As expected, the GDP growth data for 2QFY20 came out to be poor.
In the quarter ended September 2019, India's real GDP grew 4.5% and GVA grew
4.3%, the lowest rate of growth in 6years. The latest economic growth rate of
India is now lower than China, Indonesia, Myanmar, Vietnam, Philippines, and
similar to Malaysia.
The supply side data explains that the slowdown is pervasive and
all sectors of the economy are struggling. Industrial sector was stagnant with
manufacturing recording its first quarterly contraction in a long time.
Services grew less than 7%, the lowest pace in 2years. Despite above normal
monsoon, the agriculture growth at 2.1% was also lowest for the second quarter
of a fiscal in many years.
On the demand side, private consumption grew 5.1%, slightly
better than 3.1% in 1QFY20, but dismal in comparison to historical trends.
Investments grew barely at 1%. Both exports and imports contracted for the
first time since 2016. Import contraction of 6.9% despite weaker rupee further
highlights the poor demand conditions.
This poor GDP growth data was supported to a great extent by the
government expenditure which grew at 11.6%, highest rate in 6 quarters. Given
that the government has already surpassed its fiscal deficit target for FY20,
the tax collections continue to be sluggish and the nominal GDP is slipping at
a faster rate than real GDP, it would reasonable to assume that the slowdown
may persist for few more quarters at the least.
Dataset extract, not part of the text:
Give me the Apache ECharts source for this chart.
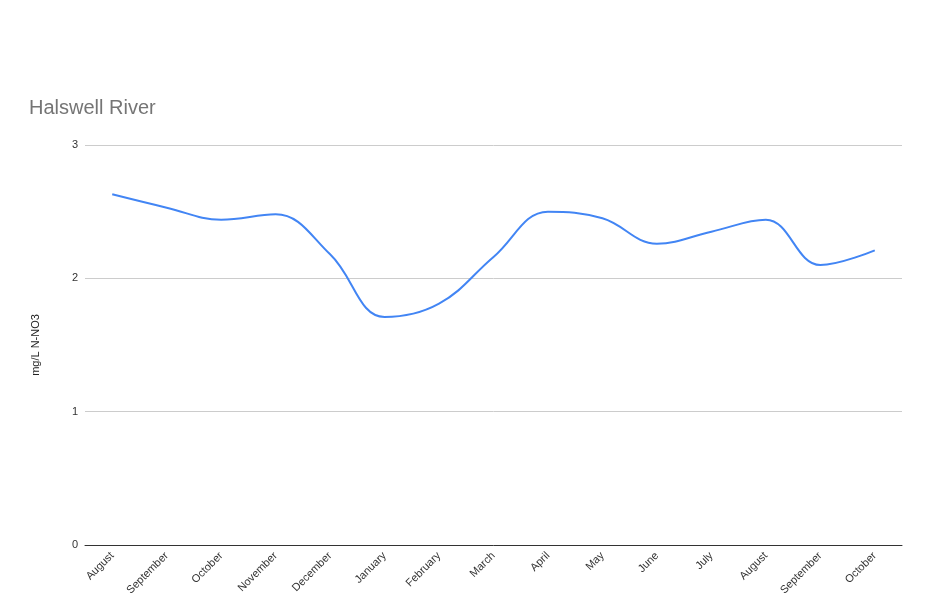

Regardless of what the government spokespersons and some
enthusiastic market analysts may say, it is highly likely that we may end up
FY20 with sub 5% growth. Given the fiscal challenges and intensifying global
slowdown and deflationary pressures, we may struggle to grow more than 6% in
FY21 as well, despite lower rates, taxes, and base effect and improving credit
availability.
Based on an informal survey of traders, SME and professional, I
am inclined to conclude that this sub 5% growth trend may persist for at least
next 3 to 4 quarters. The key feedback from the survey could be listed as
follows:
(a) The growth rate shall
slip further as the government continues to be in denial mode insofar as the
most important cause of slow down is concerned.
(b) Most respondents
highlighted that lingering effects of demonetization and serious faults in GST
processes are reasons for the slowdown.
(c) Demonetization has hit
the small businesses very hard. It has destroyed the traditional sources of
short term financing for traders and small businesses, increased the working
capital cycle, constricted the inventory holding and business expansion
capacity and increased the cost of doing business. Many of these SME businesses
were critical part of the supply chain of the larger businesses. It has
therefore affected the larger businesses also indirectly. Poor business
conditions for large number of small businesses have obviously impacted the
employment and consumption demand conditions. There is nothing to suggest that
these conditions shall correct on their own in near future.
(d) The implementation of
GST has been hasty and seriously flawed. More than 75% of GST assesses must be
facing problems of reconciliation, wrongful disallowance of credit, defaults,
harassment, corruption, and/or delayed (or no) refunds. A careful examination
indicates that the system is even more problematic and cumbersome than the
erstwhile Excise, VAT and Sales Tax regime. Unless the GST system and processes
are streamlined for seamless flow of credits and payments, any meaningful
acceleration in growth rate looks highly improbable.